Ellen Liu, QBioS Thesis Proposal
Quantitative Biosciences Thesis Proposal
Ellen Liu
School of Physics
Neuromechanical Control Adaptations in Complex Environments
Friday, November 3, 2023, at 2:30 pm
Location: Howey N201/202
Zoom Link: https://gatech.zoom.us/j/95203611097
Open to the Community
Advisor:
Dr. Simon Sponberg (School of Physics)
Committee Members:
Dr. Daniel Goldman (School of Physics)
Dr. Young-Hui Chang (School of Biological Sciences)
Dr. Nicholas Gravish (School of Mechanical and Aerospace Engineering, UCSD)
Abstract:
Insects are known to be successful locomotors in complex environments with engineers often taking inspiration from biology to improve the performance of robots. The challenge is determining how these successful behaviors arise from highly complex organisms, composed of many different nonlinear and interacting subsystems. Most studies tend to focus on specific subsystems such as visual sensory feedback or individual muscle responses, however it is important to understand how all these subsystems interact to produce the emergent behavior which yields effective locomotion.
This proposal aims to analyze emergent behavior of insects traversing environments of varying complexity and determine performance benefits that may be of use to robotic systems. This will be done by analyzing changes in neuromechanical control regimes.
Firstly, by using the measure of centralization which measures the degree of neural and mechanical coupling of a system, we look at how cockroaches, a successful terrestrial locomotor vary their control architecture with terrain complexity. As shifts to different control architectures could arise from system limitations rather than to enhance effective locomotion strategies, a robotic platform is to be built to assess which of the two explain the variation in control regimes.

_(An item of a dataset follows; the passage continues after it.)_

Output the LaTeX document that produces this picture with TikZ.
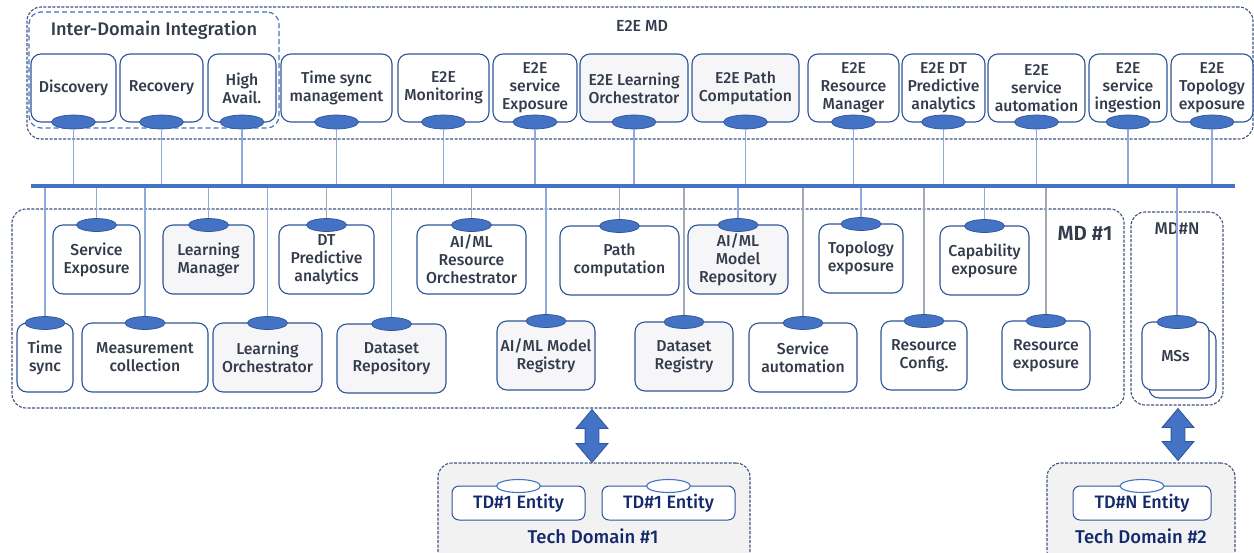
\documentclass[tikz,border=0pt]{standalone}
\usepackage{fontspec}
\IfFontExistsTF{Fira Sans Medium}{%
  \IfFontExistsTF{Fira Sans SemiBold}{\setmainfont{Fira Sans Medium}[BoldFont={Fira Sans SemiBold}]}{\setmainfont{Fira Sans Medium}}}%
  {\setmainfont{Fira Sans}}
\usetikzlibrary{shapes.geometric,shapes.arrows}
\definecolor{bord}{HTML}{2F5597}
\definecolor{portc}{HTML}{4472C4}
\definecolor{txt}{HTML}{343C4C}
\definecolor{navy}{HTML}{13296B}
\definecolor{boxg}{HTML}{F6F6F8}
\definecolor{linkc}{HTML}{8FAADC}
\definecolor{linkg}{HTML}{A3A9B4}
\definecolor{contc}{HTML}{3E5280}
\definecolor{tdfill}{HTML}{F2F2F2}
\newcommand\topbox[5]{%
  \node[#4, minimum width=#3pt, minimum height=68pt] (#1) at (#2,88) {#5};
  \node[port] (#1p) at (#2,122) {};
  \draw[link] (#1p.south) -- (#1p.south |- busL);}
\newcommand\lowbox[7]{%
  \node[#5, minimum width=#4pt, minimum height=69pt] (#1) at (#2,#3+34.5) {#6};
  \node[lport] (#1p) at (#2,#3) {};
  \draw[#7] (#1p.north |- busL) -- (#1p.north);}
\begin{document}
\begin{tikzpicture}[x=1pt,y=-1pt,
  box/.style={draw=bord, line width=1.1pt, rounded corners=10pt, fill=white, text=txt, align=center,
    font=\fontsize{15.8}{18}\selectfont, inner sep=1pt},
  gbox/.style={box, fill=boxg},
  port/.style={ellipse, draw=bord, line width=0.7pt, fill=portc, minimum width=44pt, minimum height=14pt, inner sep=0pt},
  lport/.style={port, minimum width=40pt, minimum height=13pt},
  link/.style={draw=linkc, line width=1.1pt},
  linkgr/.style={draw=linkg, line width=1.1pt},
  cont/.style={draw=contc, line width=1.1pt, dash pattern=on 3pt off 1.5pt, rounded corners=14pt, inner sep=0pt},
  idicont/.style={draw=portc, line width=1.2pt, dash pattern=on 5pt off 3pt, rounded corners=12pt, inner sep=0pt},
  tdcont/.style={cont, fill=tdfill},
  entity/.style={draw=bord, line width=1pt, rounded corners=7pt, fill=white, text=navy,
    font=\fontsize{18}{20}\selectfont, minimum height=34pt, inner sep=1pt},
  eport/.style={ellipse, draw=portc, line width=1.1pt, fill=white, minimum width=44pt, minimum height=13pt, inner sep=0pt},
  barrow/.style={double arrow, draw=bord, line width=0.8pt, fill=portc, inner sep=6.5pt,
    double arrow head extend=9pt, double arrow tip angle=80, rotate=90},
  bus/.style={draw=portc, line width=4pt}
]
\useasboundingbox (0,0) rectangle (1254,552);
% containers
\node[cont, minimum width=1226pt, minimum height=132pt] (e2e) at (640,73) {};
\node[idicont, minimum width=250pt, minimum height=116pt] (idi) at (154,70) {};
\node[cont, minimum width=1112pt, minimum height=199pt] (md1) at (568,308.5) {};
\node[cont, minimum width=92pt, minimum height=193pt] (mdn) at (1177,308.5) {};
\node[tdcont, minimum width=312pt, minimum height=102pt] (td1) at (594,514) {};
\node[tdcont, minimum width=188pt, minimum height=102pt] (td2) at (1141,514) {};
% labels
\node[text=txt, font=\fontsize{16}{18}\selectfont] (e2elbl) at (642,26) {E2E MD};
\node[text=txt, font=\fontsize{18.2}{20}\selectfont] (idilbl) at (154,30) {Inter-Domain Integration};
\node[text=txt, font=\fontsize{20.5}{22}\selectfont\bfseries] (md1lbl) at (1085,233) {MD \#1};
\node[text=txt, font=\fontsize{17}{18}\selectfont] (mdnlbl) at (1177,229) {MD\#N};
% bus coordinates
\coordinate (busL) at (31,186);
\coordinate (busR) at (1235,186);
% top row
\topbox{disc}{73.5}{85}{box}{Discovery}
\topbox{rec}{161.5}{83}{box}{Recovery}
\topbox{ha}{242}{68}{box}{High\\Avail.}
\topbox{tsm}{336.5}{111}{box}{Time sync\\management}
\topbox{mon}{443.5}{91}{box}{E2E\\Monitoring}
\topbox{sexp}{535}{84}{box}{E2E\\service\\Exposure}
\topbox{lorch}{634}{108}{gbox}{E2E Learning\\Orchestrator}
\topbox{path}{745.5}{107}{gbox}{E2E Path\\Computation}
\topbox{rm}{853.5}{91}{box}{E2E\\Resource\\Manager}
\topbox{dt}{943.5}{83}{box}{E2E DT\\Predictive\\analytics}
\topbox{sa}{1036.5}{97}{box}{E2E\\service\\automation}
\topbox{si}{1128}{78}{box}{E2E\\service\\ingestion}
\topbox{topo}{1212}{82}{box}{E2E\\Topology\\exposure}
% lower row 1
\lowbox{se}{96.5}{225}{87}{box}{Service\\Exposure}{link}
\lowbox{lm}{208.5}{225}{91}{gbox}{Learning\\Manager}{link}
\lowbox{dtp}{326.5}{225}{95}{box}{DT\\Predictive\\analytics}{linkgr}
\lowbox{aro}{471.5}{225}{109}{box}{AI/ML\\Resource\\Orchestrator}{linkgr}
\lowbox{pc}{619.5}{226}{119}{box}{Path\\computation}{linkgr}
\lowbox{amr}{738}{225}{100}{gbox}{AI/ML\\Model\\Repository}{link}
\lowbox{tex}{861}{224}{84}{box}{Topology\\exposure}{link}
\lowbox{cex}{984.5}{226}{89}{box}{Capability\\exposure}{link}
% lower row 2
\lowbox{ts}{45}{323}{56}{box}{Time\\sync}{link}
\lowbox{mc}{145}{323}{126}{box}{Measurement\\collection}{link}
\lowbox{lo}{267.5}{323}{109}{gbox}{Learning\\Orchestrator}{link}
\lowbox{dr}{391.5}{324}{109}{gbox}{Dataset\\Repository}{link}
\lowbox{amreg}{546}{321}{98}{gbox}{AI/ML Model\\Registry}{link}
\lowbox{dreg}{684}{322}{98}{gbox}{Dataset\\Registry}{linkgr}
\lowbox{sau}{803}{323}{108}{box}{Service\\automation}{linkgr}
\lowbox{rc}{924}{321}{86}{box}{Resource\\Config.}{linkgr}
\lowbox{rex}{1046}{321}{88}{box}{Resource\\exposure}{linkgr}
% MSs stacked
\node[box, minimum width=67pt, minimum height=68pt] (msb) at (1182.5,364) {};
\node[box, minimum width=67pt, minimum height=68pt] (ms) at (1175.5,356) {MSs};
\node[lport] (msp) at (1177,322) {};
\draw[link] (msp.north |- busL) -- (msp.north);
% bus
\draw[bus] (busL) -- (busR);
% tech domains
\node[entity, minimum width=133pt] (e1a) at (518.5,503) {TD\#1 Entity};
\node[eport] (e1ap) at (518.5,486) {};
\node[entity, minimum width=133pt] (e1b) at (668.5,503) {TD\#1 Entity};
\node[eport] (e1bp) at (668.5,486) {};
\node[entity, minimum width=138pt] (en) at (1142,503) {TD\#N Entity};
\node[eport] (enp) at (1142,486) {};
\node[text=navy, font=\fontsize{18.5}{20}\selectfont] (td1lbl) at (593,536) {Tech Domain \#1};
\node[text=navy, font=\fontsize{18.5}{20}\selectfont] (td2lbl) at (1141,536) {Tech Domain \#2};
% double arrows
\node[barrow, minimum height=53pt] (a1) at (592,436) {};
\node[barrow, minimum height=52pt] (a2) at (1178,434.5) {};
\end{tikzpicture}
\end{document}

Lastly, we look at a different system where we can take further inspiration from biology by taking exact values from the system (thorax stiffness) and apply it to a robotic model. The chosen system is based on flying insects of which extensive work has been done to determine mechanistic models to describe the observed kinematics. In this system we will analyze possible emergent property advantages by varying between an asynchronous, state dependent actuation strategy and synchronous, time dependent actuation strategy.